Horizon Media’s Personalization Chief On Why The Agency Is Swearing Off Third-Party Data

Paula Connard, chief personalization officer, Horizon Media

Four years ago, independent media agency Horizon Media took stock of the work it was doing for clients and realized there was a big overreliance on third-party data and third-party technology assets.

“We were using a lot of DMPs and CDPs on behalf of our clients and noticed that there were a lot of gaps and limitations in this tech in terms of how you could use the data and in the granularity of the data,” said Paula Connard, chief personalization officer at Horizon Media.

For instance, she said, “you couldn’t really use the audiences outside of digital properties and channels.”

The provenance of third-party data also is unclear, she said, and it’s often hard to know if the data’s been modeled or when it was last refreshed.

“Frankly, it was kind of expensive and not really working,” Connard said.

Horizon followed up its review with the launch of a homegrown data platform called blu., which uses PII data licensed directly from TransUnion to serve as its identity layer (or “spine” in agency parlance). From that database, blu. pulls in deterministic consumer profile data from more than 283 million individuals in the US, including name, phone number, physical address and email.

Clients can enhance these profiles with their own known consumer attributes, such as employment status, demographics, home ownership and income, and do lookalike or propensity modeling.
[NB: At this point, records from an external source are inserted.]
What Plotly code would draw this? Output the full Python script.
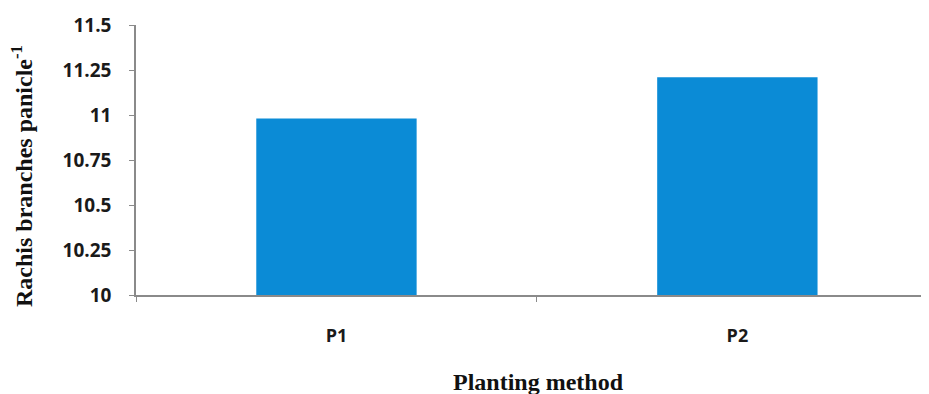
import plotly.graph_objects as go

categories = ["P1", "P2"]
values = [10.98, 11.21]
y_tick_vals = [10, 10.25, 10.5, 10.75, 11, 11.25, 11.5]
y_tick_text = ["10", "10.25", "10.5", "10.75", "11", "11.25", "11.5"]
x_title = "<b>Planting method</b>"
y_title = "<b>Rachis branches panicle<sup>-1</sup></b>"

fig = go.Figure()
fig.add_trace(go.Bar(
    x=categories, y=values, width=0.4,
    marker=dict(color="#0B8BD6", line=dict(width=0)),
))

OFF = 8  # default page body margin
W, H = 929 - OFF, 394 - OFF
L, R, T, B = 136 - OFF, 0, 25 - OFF, H - (295 - OFF)
pw, ph = W - L - R, H - T - B

def px_x(p):
    return (p - OFF - L) / pw

def px_y(p):
    return (H - B - (p - OFF)) / ph

fig.update_layout(
    width=W, height=H,
    margin=dict(l=L, r=R, t=T, b=B, autoexpand=False),
    paper_bgcolor="white", plot_bgcolor="white",
    showlegend=False,
    xaxis=dict(
        range=[-0.5, 1.478], automargin=False,
        showline=True, linecolor="#8a8a8a", linewidth=1.5,
        ticks="outside", tickson="boundaries", ticklen=5, tickcolor="#8a8a8a",
        ticklabelstandoff=24,
        tickfont=dict(family="Open Sans", size=18, color="#1a1a1a", weight=700),
        showgrid=False, zeroline=False,
    ),
    yaxis=dict(
        range=[10, 11.5], automargin=False,
        tickvals=y_tick_vals, ticktext=y_tick_text,
        showline=True, linecolor="#8a8a8a", linewidth=1.5,
        ticks="outside", ticklen=5, tickcolor="#8a8a8a",
        ticklabelstandoff=14,
        tickfont=dict(family="Open Sans", size=19, color="#1a1a1a", weight=700),
        showgrid=False, zeroline=False,
    ),
    annotations=[
        dict(text=x_title, xref="paper", yref="paper",
             x=px_x(538), y=px_y(382), xanchor="center", yanchor="middle",
             showarrow=False,
             font=dict(family="Liberation Serif", size=24, color="#111111")),
        dict(text=y_title, xref="paper", yref="paper",
             x=px_x(22), y=px_y(176), xanchor="center", yanchor="middle",
             textangle=-90, showarrow=False,
             font=dict(family="Liberation Serif", size=24, color="#111111")),
    ],
)

fig.write_html(
    "out.html",
    post_script="document.documentElement.style.overflow='hidden';"
                "document.body.style.overflow='hidden';",
)
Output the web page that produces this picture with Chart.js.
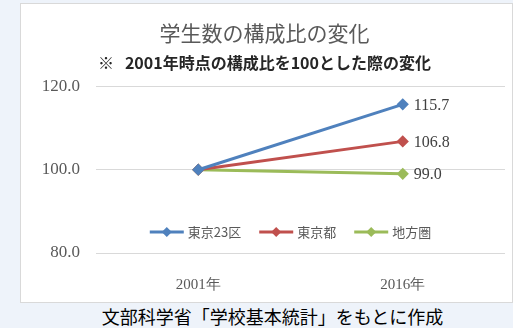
<!DOCTYPE html>
<html lang="ja">
<head>
<meta charset="utf-8">
<script src="https://cdn.jsdelivr.net/npm/chart.js@4"></script>
<style>
  html, body { margin: 0; padding: 0; }
  body { width: 513px; height: 328px; background: #eef3fa; position: relative; overflow: hidden;
         font-family: "Noto Sans CJK JP", sans-serif; }
  #panel { position: absolute; left: 20px; top: 3px; width: 491px; height: 298px;
           background: #fff; border: 1px solid #d9d9d9; }
  #panel canvas { display: block; }
  #caption { position: absolute; left: 26px; width: 493px; top: 304px; text-align: center;
             font-size: 18px; color: #000; line-height: 24px; }
</style>
</head>
<body>
<div id="panel"><canvas id="lineChart" width="491" height="298"></canvas></div>
<div id="caption">文部科学省「学校基本統計」をもとに作成</div>
<script>
const years = ['2001年', '2016年'];
const tokyo23 = [100.0, 115.7];
const tokyoto = [100.0, 106.8];
const chihou = [100.0, 99.0];
const seriesNames = ['東京23区', '東京都', '地方圏'];
const seriesColors = ['#4f81bd', '#c0504d', '#9bbb59'];

// 凡例をグラフ領域の下側に横並びで描く
const innerLegend = {
	id: 'innerLegend',
	afterDraw(chart) {
		const ctx = chart.ctx;
		const area = chart.chartArea;
		const y = area.bottom - 21;
		ctx.save();
		ctx.font = '13px "Noto Sans CJK JP"';
		const items = chart.data.datasets.map(ds => ({ ds, w: 34 + 4 + ctx.measureText(ds.label).width }));
		const gap = 18;
		const total = items.reduce((s, it) => s + it.w, 0) + gap * (items.length - 1);
		let x = (area.left + area.right) / 2 - total / 2 - 10;
		items.forEach(it => {
			ctx.strokeStyle = it.ds.borderColor;
			ctx.lineWidth = 3;
			ctx.beginPath();
			ctx.moveTo(x, y);
			ctx.lineTo(x + 34, y);
			ctx.stroke();
			ctx.fillStyle = it.ds.borderColor;
			ctx.beginPath();
			ctx.moveTo(x + 17, y - 5);
			ctx.lineTo(x + 22, y);
			ctx.lineTo(x + 17, y + 5);
			ctx.lineTo(x + 12, y);
			ctx.closePath();
			ctx.fill();
			ctx.fillStyle = '#595959';
			ctx.textBaseline = 'middle';
			ctx.fillText(it.ds.label, x + 38, y);
			x += it.w + gap;
		});
		ctx.restore();
	}
};

// 2016年の点の右側に値を表示
const endLabels = {
	id: 'endLabels',
	afterDatasetsDraw(chart) {
		const ctx = chart.ctx;
		ctx.save();
		ctx.font = '16px "Liberation Serif"';
		ctx.fillStyle = '#404040';
		ctx.textBaseline = 'middle';
		chart.data.datasets.forEach((ds, i) => {
			const pts = chart.getDatasetMeta(i).data;
			const p = pts[pts.length - 1];
			ctx.fillText(ds.data[ds.data.length - 1].toFixed(1), p.x + 11, p.y + 1);
		});
		ctx.restore();
	}
};

document.addEventListener('DOMContentLoaded', function () {
	const ctx = document.getElementById('lineChart').getContext('2d');
	const lineChart = new Chart(ctx, {
		type: 'line',
		data: {
			labels: years,
			datasets: [tokyo23, tokyoto, chihou].map((d, i) => ({
				label: seriesNames[i],
				data: d,
				borderColor: seriesColors[i],
				backgroundColor: seriesColors[i],
				borderWidth: 3,
				pointStyle: 'rectRot',
				pointRadius: 4,
				pointHoverRadius: 4,
				tension: 0
			}))
		},
		options: {
			responsive: false,
			animation: false,
			layout: { padding: { left: 0, right: 4, bottom: 0 } },
			plugins: {
				legend: { display: false },
				tooltip: { enabled: false },
				title: {
					display: true,
					text: '学生数の構成比の変化',
					color: '#595959',
					font: { family: '"Noto Sans CJK JP"', size: 21, weight: 'normal' },
					padding: { top: 16, bottom: 8 }
				},
				subtitle: {
					display: true,
					text: '※   2001年時点の構成比を100とした際の変化',
					color: '#262626',
					font: { family: '"Noto Sans CJK JP"', size: 16, weight: 'bold' },
					padding: { top: 0, bottom: 14 }
				}
			},
			scales: {
				x: {
					offset: true,
					grid: { display: false, drawTicks: false },
					border: { display: false },
					afterFit: scale => { scale.height = 49; },
					ticks: {
						color: '#595959',
						padding: 23,
						font: { family: '"Liberation Serif"', size: 15 }
					}
				},
				y: {
					min: 80,
					max: 120,
					grid: { color: '#d9d9d9', drawTicks: false },
					border: { display: false },
					afterFit: scale => { scale.width = 75; },
					ticks: {
						stepSize: 20,
						padding: 16,
						color: '#595959',
						font: { family: '"Liberation Serif"', size: 17 },
						callback: v => v.toFixed(1)
					}
				}
			}
		},
		plugins: [innerLegend, endLabels]
	});
});
</script>
</body>
</html>
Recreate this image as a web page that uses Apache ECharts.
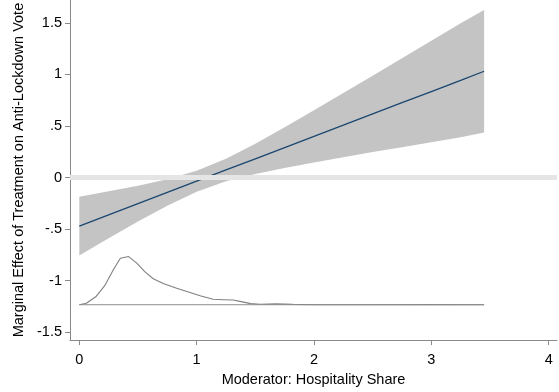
<!DOCTYPE html>
<html>
<head>
<meta charset="utf-8">
<script src="https://cdn.jsdelivr.net/npm/echarts@6/dist/echarts.min.js"></script>
<style>
  html, body { margin: 0; padding: 0; background: #fff; }
  #chart { width: 559px; height: 392px; }
</style>
</head>
<body>
<div id="chart"></div>
<script>
// Marginal effect of treatment across the hospitality share moderator
const effectX     = [0, 0.25, 0.5, 0.75, 1.0, 1.25, 1.5, 1.75, 2.0, 2.25, 2.5, 2.75, 3.0, 3.25, 3.45];
const effectMid   = [-0.470, -0.361, -0.253, -0.144, -0.035, 0.074, 0.182, 0.291, 0.400, 0.508, 0.617, 0.726, 0.834, 0.943, 1.031];
const effectLower = [-0.755, -0.589, -0.427, -0.272, -0.137, -0.036, 0.035, 0.094, 0.147, 0.197, 0.247, 0.295, 0.342, 0.390, 0.437];
const effectUpper = [-0.185, -0.133, -0.079, -0.016, 0.067, 0.183, 0.329, 0.488, 0.653, 0.819, 0.987, 1.157, 1.326, 1.496, 1.624];

// Distribution of the moderator, drawn on the lower part of the panel
const densityX = [0, 0.06, 0.14, 0.22, 0.29, 0.35, 0.42, 0.49, 0.56, 0.63, 0.72, 0.83, 0.93, 1.03, 1.14, 1.23, 1.31, 1.38, 1.46, 1.54, 1.68, 1.82, 2.0, 2.5, 3.0, 3.45];
const densityY = [-1.233, -1.219, -1.156, -1.042, -0.893, -0.782, -0.766, -0.829, -0.915, -0.981, -1.029, -1.073, -1.110, -1.146, -1.180, -1.184, -1.187, -1.203, -1.222, -1.228, -1.225, -1.230, -1.233, -1.233, -1.232, -1.233];
const densityBase = -1.233;

// Axis ticks
const xTicks = [0, 1, 2, 3, 4];
const yTicks = [-1.5, -1, -0.5, 0, 0.5, 1, 1.5];
const referenceY = 0;

const fontFamily = '"Liberation Sans", Arial, Helvetica, sans-serif';
const fontSize = 14.5;
const axisGrey = '#8a8a8a';

function fmtTick(v) {
  if (v === 0) return '0';
  return String(v).replace(/^0\./, '.').replace(/^-0\./, '-.');
}

const chart = echarts.init(document.getElementById('chart'), null, { renderer: 'canvas' });

chart.setOption({
  animation: false,
  backgroundColor: '#ffffff',
  grid: { left: 70, right: 2, top: 0, bottom: 45, containLabel: false },
  xAxis: {
    type: 'value',
    min: -0.0793,
    max: 4.071,
    name: 'Moderator: Hospitality Share',
    nameLocation: 'middle',
    nameGap: 25,
    nameTextStyle: { color: '#000', fontSize, fontFamily, verticalAlign: 'top' },
    axisLine: { show: true, onZero: false, lineStyle: { color: axisGrey, width: 1 } },
    axisTick: { show: true, length: 5, inside: false, customValues: xTicks, lineStyle: { color: axisGrey } },
    axisLabel: { show: true, margin: 12, color: '#000', fontSize, fontFamily, customValues: xTicks, formatter: fmtTick },
    splitLine: { show: false }
  },
  yAxis: {
    type: 'value',
    min: -1.576,
    max: 1.722,
    name: 'Marginal Effect of Treatment on Anti-Lockdown Vote',
    nameLocation: 'middle',
    nameRotate: 90,
    nameGap: 41,
    nameTextStyle: { color: '#000', fontSize, fontFamily },
    axisLine: { show: true, onZero: false, lineStyle: { color: axisGrey, width: 1 } },
    axisTick: { show: true, length: 5, inside: false, customValues: yTicks, lineStyle: { color: axisGrey } },
    axisLabel: { show: true, margin: 8, color: '#000', fontSize, fontFamily, customValues: yTicks, formatter: fmtTick },
    splitLine: { show: false }
  },
  series: [
    {
      // confidence band as a single polygon
      type: 'custom',
      z: 1,
      silent: true,
      data: effectX.map((x, i) => [x, effectLower[i], effectUpper[i]]),
      encode: { x: 0, y: [1, 2] },
      renderItem: function (params, api) {
        if (params.dataIndex !== 0) return null;
        const pts = [];
        for (let i = 0; i < effectX.length; i++) pts.push(api.coord([effectX[i], effectUpper[i]]));
        for (let i = effectX.length - 1; i >= 0; i--) pts.push(api.coord([effectX[i], effectLower[i]]));
        return { type: 'polygon', shape: { points: pts }, style: { fill: '#c4c4c4', stroke: null } };
      }
    },
    {
      // zero reference line
      type: 'line',
      z: 2,
      data: [],
      silent: true,
      markLine: {
        silent: true,
        symbol: ['none', 'none'],
        label: { show: false },
        lineStyle: { color: '#e5e5e5', width: 5, type: 'solid' },
        data: [{ yAxis: referenceY }]
      }
    },
    {
      type: 'line',
      z: 3,
      silent: true,
      showSymbol: false,
      symbol: 'none',
      data: effectX.map((x, i) => [x, effectMid[i]]),
      lineStyle: { color: '#1a476f', width: 1.3 }
    },
    {
      type: 'line',
      z: 3,
      silent: true,
      showSymbol: false,
      symbol: 'none',
      data: densityX.map((x, i) => [x, densityY[i]]),
      lineStyle: { color: '#808080', width: 1.1 }
    },
    {
      type: 'line',
      z: 3,
      silent: true,
      showSymbol: false,
      symbol: 'none',
      data: [[densityX[0], densityBase], [densityX[densityX.length - 1], densityBase]],
      lineStyle: { color: '#8c8c8c', width: 1 }
    }
  ]
});
</script>
</body>
</html>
“DMPs and DSPs felt like black boxes,” Connard said. “We want to position clients to help them do more with their data and give them the control to take certain things in house.”

Connard spoke with AdExchanger.

AdExchanger: What does a chief personalization officer do? It’s not a title I’ve come across before.

PAULA CONNARD: There are so many different ways to apply data assets, and media is just a part of what we do. It’s really about creating personalized experiences across screens, whether that’s with advertising, on a website or even in an offline situation like at an event. That’s what I do.

Clients are typically so siloed between media, CRM, email, creative and their website. But we have data technology that can tie those things together to do real customer journey orchestration.

Why did Horizon decide to build a data platform rather than buy one?

As an independent agency, we still have one P&L that’s controlled by our CEO, Bill Koenigsberg, and I work with him directly on our investment plan. We’re able to change, evolve and build faster because of that. We have flexibility that our competitors, many of the large holding companies, don’t have.

How does blu. differentiate from other agency data platforms, of which there are many?

Well, we don’t use third-party cookies. We built knowing that there would be changes coming. We also license our data directly. We call it going straight to the farm. It comes to us and goes right into AWS at the most granular level. Then we get it ready for querying and put it into Snowflake.

I have a team of marketing scientists, and we build custom models for our clients. Once the data is in our UI, we can do cluster analysis, we can use advanced statistical techniques, we can do Boolean logic audience building, and the data is refreshed daily. That’s not something you can do if you’re using prepackaged third-party data and templatized approaches.

What sort of custom models have you created for clients?

Recently, a lot of our clients have become interested in understanding underserved audiences, like Hispanic audiences, for example. We scored our entire database using machine learning techniques to figure out which IDs had the propensity to be Hispanic and then we brought in a retail client’s loyalty data and looked at the file against our spine to see what lifetime value actually looked like for that audience.

What sort of questions are you getting from clients about dealing with signal loss?

One of the first things they want to understand is the implications of third-party cookie changes and how that is going to impact their data sources. They want to understand the impact on things like remarketing and attribution and also the tweaks they’ll need to make in terms of the marketing or tech stacks they’re using.

It’s a lot of education because it’s not like everyone lives and breathes this all day.

What do you think of the work that’s happening in the Chrome Privacy Sandbox and are you involved with any of the API testing or do you plan to be?

We’re a little bit involved in it, but it feels like there’s a lot of talk and not a lot of action. It’s like a cart-before-the-horse situation. We always have to test everything, but right now it’s a lot of wait and see.

There are always going to be a lot of starts and stops, like with FLoC. It’s important work, but it takes a lot of effort and time, so it feels slow and iterative. It’s yet another big thing to do, and you’d almost have to create another team just to deal with it.

This interview has been edited and condensed.